5 – Ageing vintage under cork
Unusually, the entire production of the Vintage Cuvée Perle, 15,000 bottles for the 2006 vintage, is aged on lees under cork rather than crown cap. This decision is based on the different trajectories of the oxygen exchange rates of natural and crown caps.
Latrive explains that while the oxygen exchange in crown caps is initially lower than with natural cork, it increases exponentially after a certain number of years.
For her vintage cuvée which stays on lees for nine years, this would lead to a premature maturation. Natural cork on the other hand, has a slightly higher oxygen exchange rate from the start but a far more consistent one.

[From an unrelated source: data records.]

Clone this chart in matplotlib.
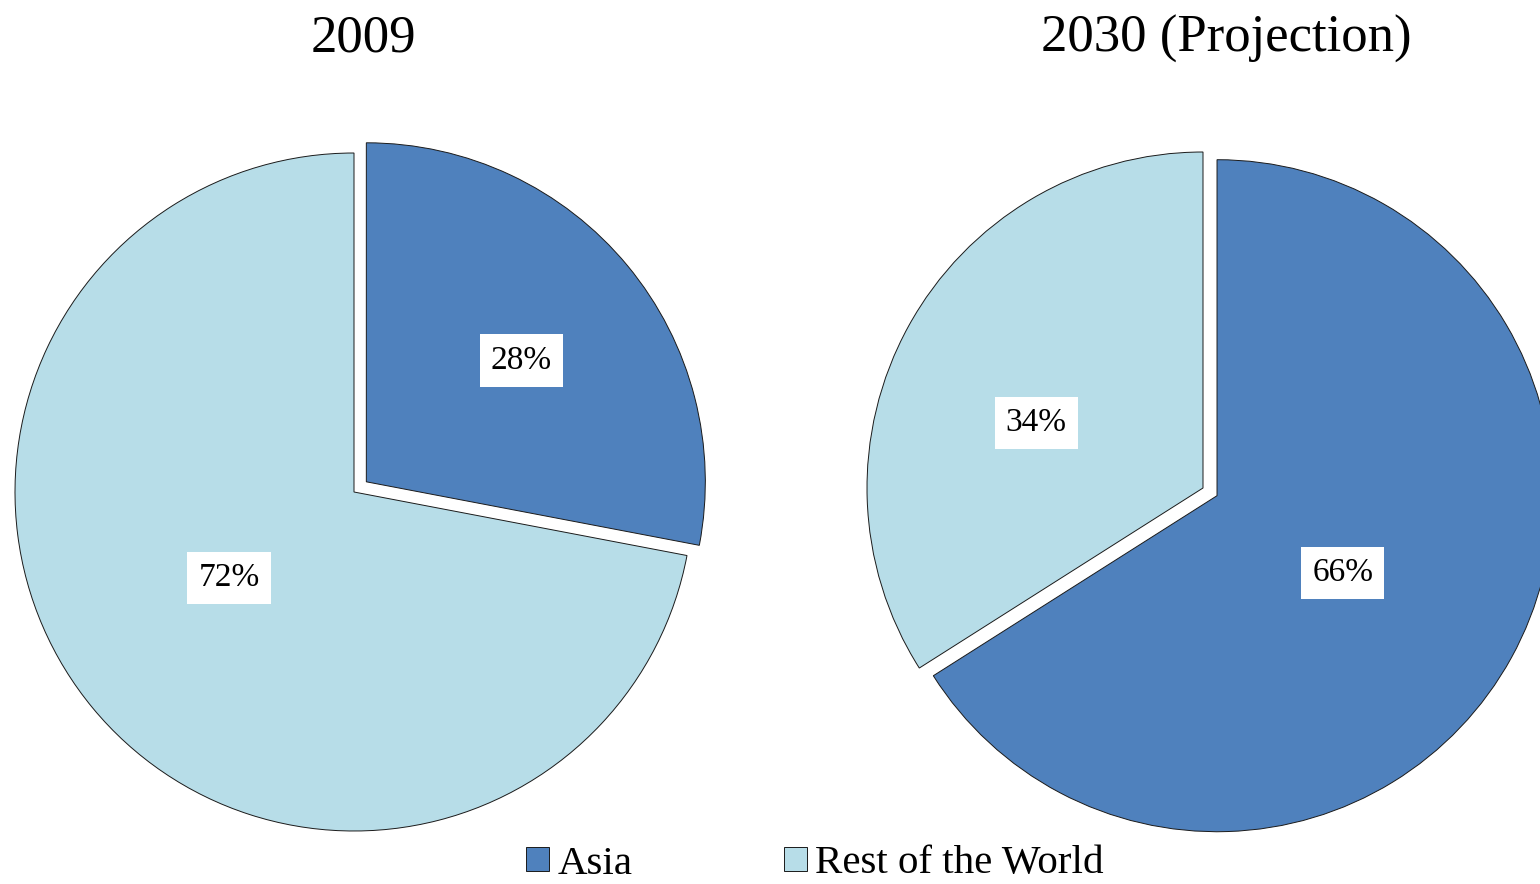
import matplotlib.pyplot as plt
import numpy as np

plt.rcParams['font.family'] = ['Liberation Serif', 'DejaVu Serif']

# data
regions = ['Asia', 'Rest of the World']
share_2009 = [28, 72]
share_2030 = [66, 34]
titles = ['2009', '2030 (Projection)']

colors = ['#4F81BD', '#B7DDE8']

fig = plt.figure(figsize=(15.4, 8.84), dpi=100)
ax = fig.add_axes([0, 0, 1, 1])

# pixel layout: centre, radius, explode (px), label distance / angle shift
pies = [
    dict(vals=share_2009, center=(354, 392), r=339, explode=[16, 0],
         lab=[0.58, 0.447], dang=[-1.6, -5.1], title_x=363),
    dict(vals=share_2030, center=(1203, 396), r=336, explode=[16, 0],
         lab=[0.44, 0.533], dang=[-2.8, 7.5], title_x=1226),
]

wedges_all = []
for p, title in zip(pies, titles):
    wedges, _ = ax.pie(p['vals'], colors=colors, startangle=90, counterclock=False,
                       center=p['center'], radius=p['r'], explode=p['explode'],
                       wedgeprops=dict(edgecolor='#1a1a1a', linewidth=0.7), frame=True)
    wedges_all.append(wedges)
    for w, v, d, da in zip(wedges, p['vals'], p['lab'], p['dang']):
        mid = np.deg2rad((w.theta1 + w.theta2) / 2 + da)
        cx, cy = w.center
        ax.text(cx + d * p['r'] * np.cos(mid), cy + d * p['r'] * np.sin(mid), f'{v}%',
                ha='center', va='center', fontsize=24,
                bbox=dict(facecolor='white', edgecolor='none', boxstyle='square,pad=0.33'))
    ax.text(p['title_x'], 832, title, ha='center', va='baseline', fontsize=38)

ax.set_xlim(0, 1540)
ax.set_ylim(0, 884)
ax.set_aspect('equal')
ax.axis('off')

ax.legend(wedges_all[0], regions, loc='center', bbox_to_anchor=(815 / 1540, 20 / 884),
          ncol=2, frameon=False, fontsize=29.5, handlelength=0.56, handleheight=0.56,
          handletextpad=0.2, columnspacing=3.7, borderpad=0)

fig.savefig('out.png', dpi=100)
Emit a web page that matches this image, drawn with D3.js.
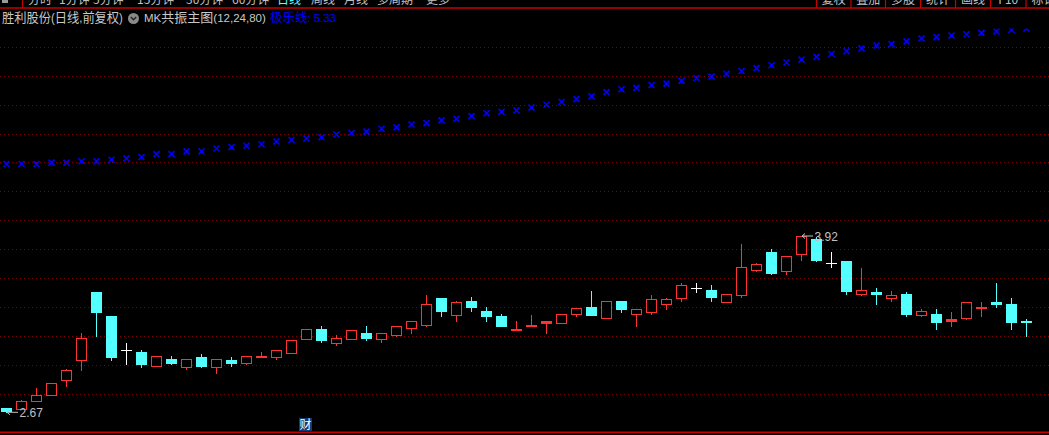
<!DOCTYPE html>
<html><head><meta charset="utf-8">
<script src="https://cdn.jsdelivr.net/npm/d3@7/dist/d3.min.js"></script>
<style>html,body{margin:0;padding:0;background:#000;overflow:hidden}svg{display:block}</style>
</head><body><svg id="c" width="1049" height="435"></svg>
<script>
// ---- data (daily bars, 前复权) ----
const openP  = [2.70,2.69,2.75,2.79,2.90,3.04,3.52,3.35,3.11,3.10,3.00,3.05,2.99,3.06,2.99,3.04,3.02,3.06,3.06,3.09,3.19,3.26,3.16,3.19,3.23,3.19,3.22,3.27,3.29,3.48,3.36,3.46,3.39,3.35,3.25,3.28,3.30,3.30,3.37,3.42,3.34,3.46,3.37,3.38,3.44,3.48,3.55,3.54,3.45,3.50,3.68,3.81,3.67,3.79,3.90,3.73,3.74,3.51,3.52,3.48,3.51,3.36,3.37,3.32,3.34,3.41,3.45,3.44,3.32];
const highP  = [2.70,2.76,2.84,2.88,2.98,3.23,3.52,3.35,3.16,3.11,3.07,3.07,3.05,3.08,3.05,3.06,3.07,3.10,3.11,3.18,3.26,3.28,3.22,3.25,3.28,3.23,3.28,3.32,3.50,3.48,3.46,3.49,3.42,3.37,3.32,3.36,3.32,3.37,3.41,3.53,3.46,3.46,3.40,3.50,3.48,3.59,3.59,3.57,3.51,3.86,3.73,3.83,3.78,3.92,3.91,3.81,3.74,3.69,3.55,3.53,3.52,3.40,3.40,3.38,3.45,3.45,3.59,3.48,3.33];
const lowP   = [2.67,2.69,2.75,2.79,2.86,2.97,3.21,3.04,3.01,2.99,3.00,3.01,2.98,2.99,2.95,3.00,3.01,3.06,3.05,3.09,3.19,3.17,3.15,3.19,3.18,3.17,3.21,3.23,3.28,3.35,3.32,3.39,3.32,3.28,3.25,3.28,3.23,3.30,3.35,3.36,3.34,3.38,3.28,3.37,3.40,3.46,3.52,3.46,3.45,3.49,3.67,3.65,3.65,3.75,3.74,3.70,3.51,3.50,3.44,3.46,3.35,3.35,3.26,3.28,3.33,3.35,3.42,3.26,3.21];
const closeP = [2.68,2.75,2.79,2.88,2.97,3.20,3.38,3.06,3.11,3.01,3.07,3.02,3.05,3.00,3.05,3.02,3.07,3.07,3.11,3.18,3.26,3.18,3.20,3.25,3.20,3.23,3.28,3.32,3.44,3.39,3.45,3.42,3.35,3.28,3.26,3.29,3.32,3.37,3.41,3.36,3.46,3.40,3.40,3.47,3.47,3.57,3.55,3.49,3.51,3.70,3.72,3.66,3.78,3.92,3.75,3.73,3.53,3.54,3.51,3.50,3.37,3.39,3.31,3.33,3.45,3.42,3.44,3.31,3.31];
// 极乐线 (MK共振主图)
const jileLine = [4.37,4.37,4.37,4.38,4.38,4.39,4.39,4.40,4.41,4.42,4.44,4.44,4.46,4.46,4.48,4.49,4.50,4.51,4.53,4.54,4.55,4.56,4.58,4.59,4.60,4.62,4.63,4.65,4.66,4.68,4.69,4.71,4.73,4.74,4.75,4.77,4.79,4.81,4.83,4.85,4.88,4.90,4.91,4.93,4.94,4.96,4.98,4.99,5.01,5.03,5.05,5.07,5.09,5.11,5.13,5.15,5.17,5.19,5.21,5.22,5.24,5.26,5.27,5.28,5.29,5.30,5.31,5.32,5.33];
// texts
const menuLeft  = ["分时","1分钟","5分钟","15分钟","30分钟","60分钟","日线","周线","月线","多周期","更多"];
const menuRight = ["复权","叠加","多股","统计","画线","F10","标记"];
const stockTitle = "胜利股份(日线,前复权)";
const indicatorTitle = "MK共振主图(12,24,80)";
const jileName = "极乐线";

// ---- layout ----
const W = 1049, H = 435;
const svg = d3.select("#c");
svg.append("rect").attr("width", W).attr("height", H).attr("fill", "#000");

const n = closeP.length;
const x = d3.scaleBand().domain(d3.range(n)).range([-1, -1 + 15 * n]);
const cxOf = i => x(i) + x.bandwidth() / 2;
const y = d3.scaleLinear().domain([d3.min(lowP), d3.max(highP)]).range([412.3, 236]);

const RED = "#ff3232", CYAN = "#54ffff", WHITE = "#ffffff", BLUE = "#0000ff", GRIDC = "#800000", TXT = "#c0c0c0";

// grid (dotted)
const gridRows = d3.range(13).map(k => Math.floor(47.3 + k * 28.917));
svg.append("g").attr("shape-rendering", "crispEdges").selectAll("line").data(gridRows).join("line")
  .attr("x1", 0).attr("x2", W).attr("y1", d => d + 0.5).attr("y2", d => d + 0.5)
  .attr("stroke", GRIDC).attr("stroke-width", 1).attr("stroke-dasharray", "1,3");

// top menu bar (cut off by the window edge, as in the screenshot)
const topBar = svg.append("g");
topBar.append("line").attr("x1", 0).attr("x2", W).attr("y1", 8).attr("y2", 8).attr("stroke", "#c80000").attr("stroke-width", 1.4);
topBar.append("line").attr("x1", 22.5).attr("x2", 22.5).attr("y1", 0).attr("y2", 8).attr("stroke", "#c80000");
topBar.append("rect").attr("x", 2).attr("y", 0).attr("width", 6).attr("height", 3).attr("fill", "#9a9a9a");
const leftX = [28, 59, 93, 137, 186, 232, 277, 311, 344, 377, 426];
menuLeft.forEach((t, i) => {
  topBar.append("text").attr("x", leftX[i]).attr("y", 4.2)
    .attr("font-family", "'Noto Sans CJK SC','Liberation Sans'").attr("font-size", 12)
    .attr("fill", t === "日线" ? CYAN : TXT).text(t);
});
const seps = [816.5, 851, 885.5, 920.5, 955.5, 990.5, 1026];
seps.forEach(s => topBar.append("line").attr("x1", s).attr("x2", s).attr("y1", 0).attr("y2", 8).attr("stroke", "#c80000").attr("stroke-width", 1.2));
menuRight.forEach((t, i) => {
  const a = seps[i], b = i + 1 < seps.length ? seps[i + 1] : a + 35;
  topBar.append("text").attr("x", (a + b) / 2).attr("y", 4.2).attr("text-anchor", "middle")
    .attr("font-family", "'Noto Sans CJK SC','Liberation Sans'").attr("font-size", 12)
    .attr("fill", TXT).text(t);
});

// rich text helper: CJK runs and Latin runs with different faces, fitted to a width
function rich(sel, x0, y0, str, fill, cjkSize, latSize, fitW) {
  const t = sel.append("text").attr("x", x0).attr("y", y0).attr("fill", fill);
  str.split(/([\u3000-\u9fff\uff00-\uffef]+)/).filter(s => s).forEach(s => {
    const cjk = /[\u3000-\u9fff\uff00-\uffef]/.test(s);
    t.append("tspan")
      .attr("font-family", cjk ? "'Noto Sans CJK SC'" : "'Liberation Sans'")
      .attr("font-size", cjk ? cjkSize : latSize).text(s);
  });
  if (fitW) {
    const w = t.node().getComputedTextLength();
    if (w > 0) t.attr("transform", `translate(${x0},0) scale(${fitW / w},1) translate(${-x0},0)`);
  }
  return t;
}

// title row
const title = svg.append("g");
rich(title, 2, 22.5, stockTitle, "#c8c8c8", 13, 12, 121);
title.append("circle").attr("cx", 133.5).attr("cy", 18.5).attr("r", 5.5).attr("fill", "#8a8a8a");
title.append("path").attr("d", "M130.8,17 L133.5,19.8 L136.2,17").attr("fill", "none").attr("stroke", "#222").attr("stroke-width", 1.4);
rich(title, 144, 22.5, indicatorTitle, "#c8c8c8", 13, 11.5, 122);
rich(title, 270, 22.5, jileName + ": " + d3.format(".2f")(jileLine[n - 1]), BLUE, 12.5, 11.5, 66);

// clip for plot
svg.append("clipPath").attr("id", "plot").append("rect").attr("x", 0).attr("y", 28.5).attr("width", W).attr("height", 403);
const plot = svg.append("g").attr("clip-path", "url(#plot)");

// 极乐线 markers (× glyphs drawn above the value point)
plot.append("g").selectAll("path").data(jileLine).join("path")
  .attr("transform", (d, i) => `translate(${cxOf(i)},${y(d) - 8.5})`)
  .attr("d", "M-3,-3L3,3M3,-3L-3,3")
  .attr("stroke", BLUE).attr("stroke-width", 1.6).attr("fill", "none");

// candles
const cg = plot.append("g");
for (let i = 0; i < n; i++) {
  const o = openP[i], h = highP[i], l = lowP[i], c = closeP[i];
  const cx = cxOf(i);
  const yo = Math.round(y(o)), yc = Math.round(y(c)), yh = Math.round(y(h)), yl = Math.round(y(l));
  if (c > o) {
    const t = yc, b = yo;
    if (yh < t) cg.append("line").attr("x1", cx).attr("x2", cx).attr("y1", yh).attr("y2", t).attr("stroke", RED);
    if (yl > b) cg.append("line").attr("x1", cx).attr("x2", cx).attr("y1", b).attr("y2", yl + 1).attr("stroke", RED);
    if (b - t <= 2) {
      cg.append("rect").attr("x", cx - 5.5).attr("y", t).attr("width", 11).attr("height", Math.max(b - t, 1) + 1).attr("fill", RED);
    } else {
      cg.append("rect").attr("x", cx - 5).attr("y", t + 0.5).attr("width", 10).attr("height", b - t)
        .attr("fill", "#000").attr("stroke", RED).attr("stroke-width", 1);
    }
  } else if (c < o) {
    cg.append("line").attr("x1", cx).attr("x2", cx).attr("y1", yh).attr("y2", yl + 1).attr("stroke", CYAN);
    cg.append("rect").attr("x", cx - 5.5).attr("y", yo).attr("width", 11).attr("height", Math.max(yc - yo, 1) + 1).attr("fill", CYAN);
  } else {
    cg.append("line").attr("x1", cx).attr("x2", cx).attr("y1", yh).attr("y2", yl + 1).attr("stroke", WHITE);
    cg.append("line").attr("x1", cx - 5.5).attr("x2", cx + 5.5).attr("y1", yo + 0.5).attr("y2", yo + 0.5).attr("stroke", WHITE);
  }
}

// min / max labels
function mark(i, v) {
  const tx = Math.floor(cxOf(i)), ty = y(v);
  const g = plot.append("g");
  g.append("path").attr("d", `M${tx + 1},${ty} L${tx + 12},${ty} M${tx + 4},${ty - 2.5} L${tx + 1},${ty} L${tx + 4},${ty + 2.5}`)
    .attr("stroke", TXT).attr("fill", "none").attr("stroke-width", 1);
  g.append("text").attr("x", tx + 13.5).attr("y", ty + 5).attr("font-family", "'Liberation Sans'").attr("font-size", 12)
    .attr("fill", TXT).text(d3.format(".2f")(v));
}
mark(d3.minIndex(lowP), d3.min(lowP));
mark(d3.maxIndex(highP), d3.max(highP));

// bottom line & 财 badge
svg.append("line").attr("x1", 0).attr("x2", W).attr("y1", 432.3).attr("y2", 432.3).attr("stroke", "#c80000").attr("stroke-width", 1.4);
svg.append("rect").attr("x", 299).attr("y", 418).attr("width", 13).attr("height", 13).attr("fill", "#0c3c78");
svg.append("text").attr("x", 305.5).attr("y", 429).attr("text-anchor", "middle").attr("font-family", "'Noto Sans CJK SC'")
  .attr("font-size", 12).attr("fill", "#fff").text("财");
</script>
</body></html>
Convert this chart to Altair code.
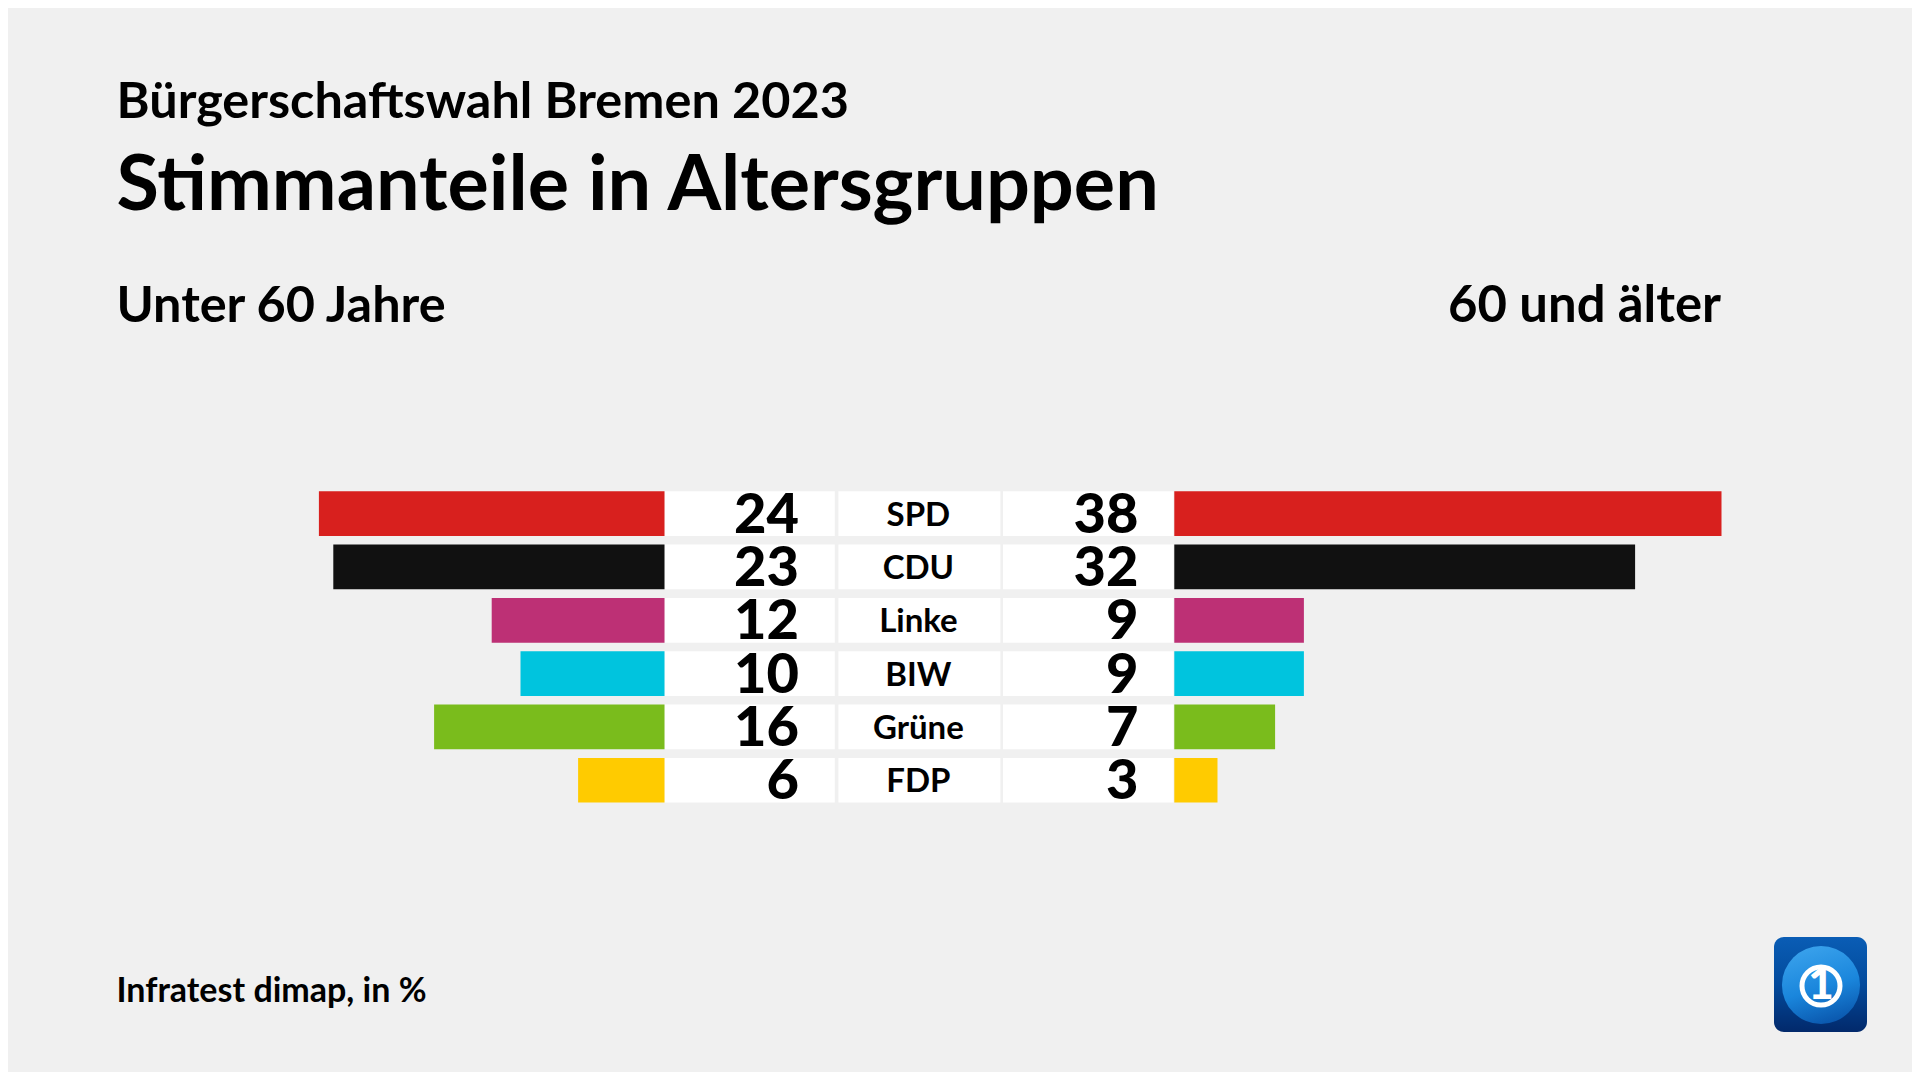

Latrive insists on the highest quality of natural cork and also believes that cork gives more aromatic complexity and an especially fine mousse, “a real velvet touch”, as she puts it. The aromas she ascribes to ageing under cork are “black pepper spice, toast and a hint of vanilla and slight nuttiness.”
Cuvée Perle D’Ayala Millésime Brut 2006
“2006 had no major climatic incidents, had a maturity of 9.9 degrees of potential alcohol at harvest, great acidity and a low pH. Simply great potential for a vintage wine. I saw during blending that the base wines from the Grand Cru vintages had so much evident personality,” Latrive explains.
The Cuvée Perle 2006 is made from 80% Chardonnay from Avize, Chouilly and Oger and 20% Pinot Noir from Aÿ. The entire production was hand-riddled and hand-disgorged in March 2016 with a dosage of 6 g/l.
The wine is exceptionally pale, and still has a rather shy nose. The palate is striking: it combines a filigree slenderness with a very fine, gentle, almost caressing mousse of tiny bubbles.
Once the wine opens up, very soft notes of apricot Viennoisserie appear. The finish has very subtle but long notes of chalk and umami.
Latrive has achieved exceptional elegance and light-footed finesse with this wine: “I want a great expression of Chardonnay from this Perle. The Pinot Noir is there to support and magnify the Chardonnay, ” she says.
Cuvée Perle d’Ayala Millésime Brut 2006 will be released in the UK in early 2017 via Mentzendorff.